El nuevo orden no puede estar basado en la musculatura militar, sino en la inteligencia política y la cooperación estratégica. Y lo que no es menos relevante, en la construcción de una nueva arquitectura internacional inclusiva, ahora que este término está de moda. Precisamente, para garantizar el espíritu fundacional de la Carta Atlántica cuando habla del libre acceso a las materias primas para garantizar la prosperidad económica. Sobre todo, cuando el mundo se está desenganchando de los combustibles fósiles en aras de luchar contra el cambio climático. Cabe recordar que también las energías limpias requieren de minerales y tierras raras que hoy Europa no tiene.
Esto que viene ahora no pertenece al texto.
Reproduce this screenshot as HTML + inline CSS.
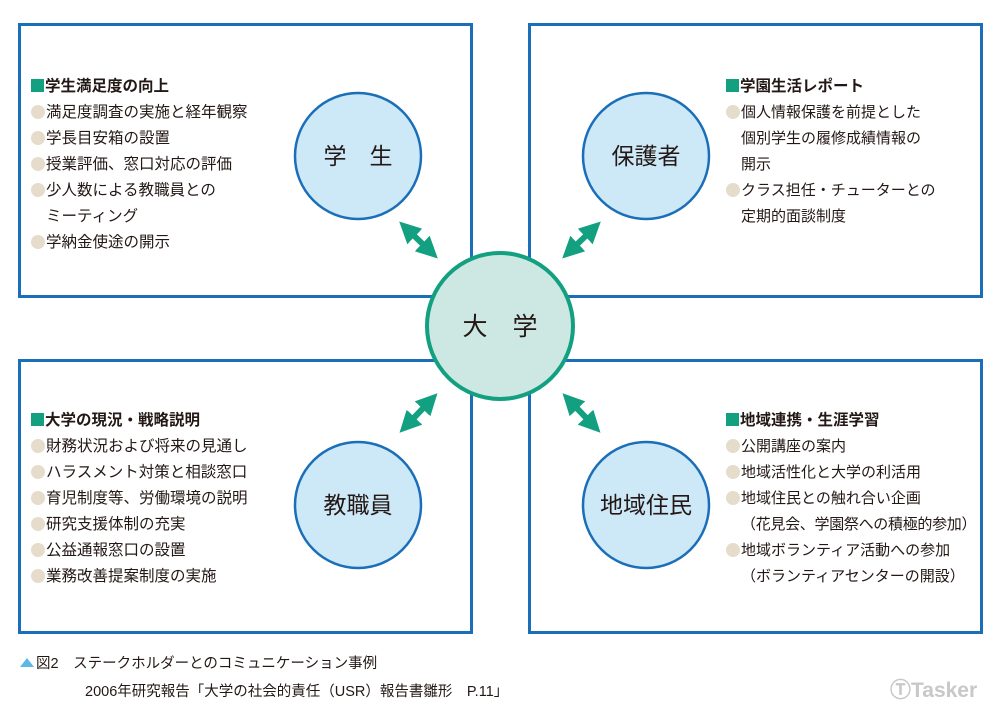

Es una paradoja que la desglobalización que necesariamente traerá la política de bloques la impulsen las democracias liberales (a las autocracias se le supone). A lo mejor hay que empezar a hablar de paz y volver a poner en el foco los acuerdos Minsk II. Es decir, un alto el fuego inmediato, lo que nunca se cumplió, el retiro de las armas pesadas y, sobre todo, además de una amplia amnistía y la retirada de los mercenarios, una reforma de la Constitución de Ucrania para conceder un amplio autogobierno a los oblast separatistas de Lugansk y Donetsk, y que Moscú ya ha incorporado a su legalidad. En definitiva, volver a hacer política, que es lo contrario que la guerra.